Seb Hoek

Posted on Apr 17 • Edited on Jun 11

AI Built My Game Portal - Then the Firebase Bill Arrived

#ai #performance #softwareengineering #webdev

My AI-built browser game portal was growing. That was good news - until Firebase bills started rising and performance got worse.

Now was the moment where I as a software engineer had to step in.

With an increasing user base playing more and more games every day, I slipped out of the free usage tier for Firebase Storage which I use for persistency.

Image: The costs increased to about 10 USD per months with a clear upward trend

Also, I noticed that the perceived performance of my HTTP services degraded over time.

This is less than optimal. What happened? It probably had to do with how AI has set up the HTTP requests and database queries.

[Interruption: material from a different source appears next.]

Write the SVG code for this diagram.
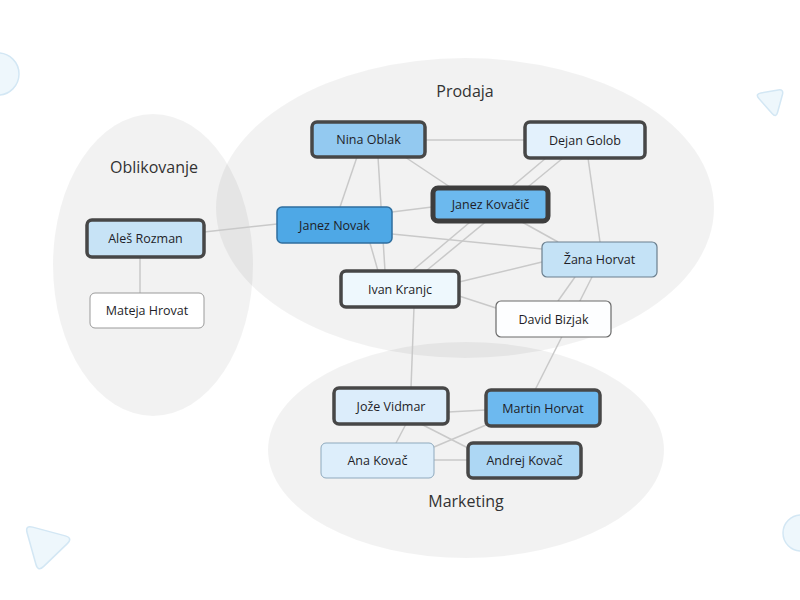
<svg xmlns="http://www.w3.org/2000/svg" width="800" height="600" viewBox="0 0 800 600">
<style>
.grp{fill:#000;fill-opacity:0.05}
.glabel{font-family:"Open Sans","Liberation Sans",sans-serif;font-size:16px;fill:#333;text-anchor:middle}
.lbl{font-family:"Open Sans","Liberation Sans",sans-serif;font-size:12.5px;font-weight:500;fill:#1e1e28;text-anchor:middle;dominant-baseline:central}
.edges line{stroke:#c9c9c9;stroke-width:1.5}
.thick{stroke:#474747;stroke-width:3.5}
.deco{fill:#eef7fc;stroke:#d3e7f4;stroke-width:1.5}
</style>
<rect width="800" height="600" fill="#ffffff"/>
<circle class="deco" cx="-2" cy="74" r="21"/>
<circle class="deco" cx="801" cy="533" r="18"/>
<path class="deco" d="M760.9,93 L778.1,90 Q784,89 782.4,94.8 L777.6,112.2 Q776,118 772.1,113.5 L758.9,98.5 Q755,94 760.9,93 Z"/>
<path class="deco" d="M32.7,527.1 L65.3,535.9 Q73,538 67.3,543.6 L43.7,566.4 Q38,572 35.9,564.3 L27.1,532.7 Q25,525 32.7,527.1 Z"/>
<g id="groups">
<ellipse class="grp" cx="465" cy="208" rx="249" ry="150"/>
<ellipse class="grp" cx="153" cy="265" rx="100" ry="151"/>
<ellipse class="grp" cx="466" cy="450" rx="198" ry="108"/>
<text class="glabel" x="465" y="97">Prodaja</text>
<text class="glabel" x="154" y="173">Oblikovanje</text>
<text class="glabel" x="466" y="507">Marketing</text>
</g>
<g class="edges" id="connectors">
<line x1="425" y1="140" x2="525" y2="140"/>
<line x1="357" y1="157" x2="340" y2="207"/>
<line x1="378" y1="157" x2="385" y2="271"/>
<line x1="405" y1="157" x2="450" y2="187"/>
<line x1="546" y1="158" x2="412" y2="271"/>
<line x1="563" y1="158" x2="426" y2="271"/>
<line x1="588" y1="158" x2="600" y2="242"/>
<line x1="392" y1="212" x2="432" y2="207"/>
<line x1="204" y1="232" x2="277" y2="224"/>
<line x1="392" y1="234" x2="542" y2="249"/>
<line x1="370" y1="243" x2="378" y2="271"/>
<line x1="522" y1="222" x2="558" y2="242"/>
<line x1="459" y1="282" x2="542" y2="262"/>
<line x1="459" y1="296" x2="496" y2="308"/>
<line x1="575" y1="277" x2="558" y2="301"/>
<line x1="592" y1="277" x2="535" y2="390"/>
<line x1="414" y1="307" x2="411" y2="388"/>
<line x1="448" y1="412" x2="486" y2="410"/>
<line x1="406" y1="424" x2="396" y2="443"/>
<line x1="421" y1="424" x2="468" y2="448"/>
<line x1="486" y1="425" x2="434" y2="447"/>
<line x1="434" y1="460" x2="468" y2="460"/>
<line x1="140" y1="257" x2="140" y2="293"/>
</g>
<g id="nina-oblak"><rect class="thick" x="312" y="122" width="113" height="35" rx="5" fill="#93c9f0"/><text class="lbl" x="368.5" y="139.5">Nina Oblak</text></g>
<g id="dejan-golob"><rect class="thick" x="525" y="122" width="120" height="36" rx="5" fill="#e3f1fc"/><text class="lbl" x="585" y="140">Dejan Golob</text></g>
<g id="janez-kovacic"><rect x="433" y="188" width="115" height="33" rx="5" fill="#6cb9ee" stroke="#3d3d3d" stroke-width="5"/><text class="lbl" x="490.5" y="204.5">Janez Kovačič</text></g>
<g id="janez-novak"><rect x="277" y="207" width="115" height="36" rx="5" fill="#4ea8e6" stroke="#2f6e9e" stroke-width="1.5"/><text class="lbl" x="334.5" y="225">Janez Novak</text></g>
<g id="ales-rozman"><rect class="thick" x="87" y="220" width="117" height="37" rx="5" fill="#c7e3f6"/><text class="lbl" x="145.5" y="238.5">Aleš Rozman</text></g>
<g id="mateja-hrovat"><rect x="90" y="293" width="114" height="35" rx="5" fill="#ffffff" stroke="#9a9a9a" stroke-width="1"/><text class="lbl" x="147" y="310.5">Mateja Hrovat</text></g>
<g id="zana-horvat"><rect x="542" y="242" width="115" height="35" rx="5" fill="#c4e2f6" stroke="#6b7f8e" stroke-width="1.2"/><text class="lbl" x="599.5" y="259.5">Žana Horvat</text></g>
<g id="ivan-kranjc"><rect class="thick" x="341" y="271" width="118" height="36" rx="5" fill="#eef8fd"/><text class="lbl" x="400" y="289">Ivan Kranjc</text></g>
<g id="david-bizjak"><rect x="496" y="301" width="115" height="36" rx="5" fill="#fdfeff" stroke="#6a6a6a" stroke-width="1.2"/><text class="lbl" x="553.5" y="319">David Bizjak</text></g>
<g id="joze-vidmar"><rect class="thick" x="334" y="388" width="114" height="36" rx="5" fill="#dcedfb"/><text class="lbl" x="391" y="406">Jože Vidmar</text></g>
<g id="martin-horvat"><rect class="thick" x="486" y="390" width="114" height="36" rx="5" fill="#6db9ef"/><text class="lbl" x="543" y="408">Martin Horvat</text></g>
<g id="ana-kovac"><rect x="321" y="443" width="113" height="35" rx="5" fill="#ddeefb" stroke="#8ea9bd" stroke-width="1"/><text class="lbl" x="377.5" y="460.5">Ana Kovač</text></g>
<g id="andrej-kovac"><rect class="thick" x="468" y="443" width="113" height="35" rx="5" fill="#add7f4"/><text class="lbl" x="524.5" y="460.5">Andrej Kovač</text></g>
</svg>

How can I investigate the causes and what can I do to fix it? Let's dive into it!

Finding the real bottlenecks
Problem #1: A nightly job burning reads
Problem #2: One endpoint doing too much
Problem #3: Random seeds were surprisingly expensive
Back to free tier
Conclusion

Finding the real bottlenecks

For me, observability is one of the most useful tools for finding and understanding problems.

Rather than guessing, I used three sources of data:

Google Cloud Billing Reports to see where costs came from
Firestore Query Insights to identify expensive collections
API latency metrics in Google Cloud Observability to spot slow endpoints

What the metrics revealed

The billing report identified Firestore as the only contributor to the costs. And within Firestore, it was clear that some collections had too many reads for the daily active users of my gaming portal.

With up to 1 million reads per day, my small system exceeded the free tier threshold of 50k reads per day by more than factor 10.

Image: Firestore usage showed too many reads and writes before the optimization

The Firestore Query Insights indicated that some collections like the profile, game completion and highscores were the main source of the reads.

After having set up the HTTP API metrics in Google Cloud Observability, I could see that the profile resource was queried too many times and had a high latency, and that the same applied to the random seed generator resource.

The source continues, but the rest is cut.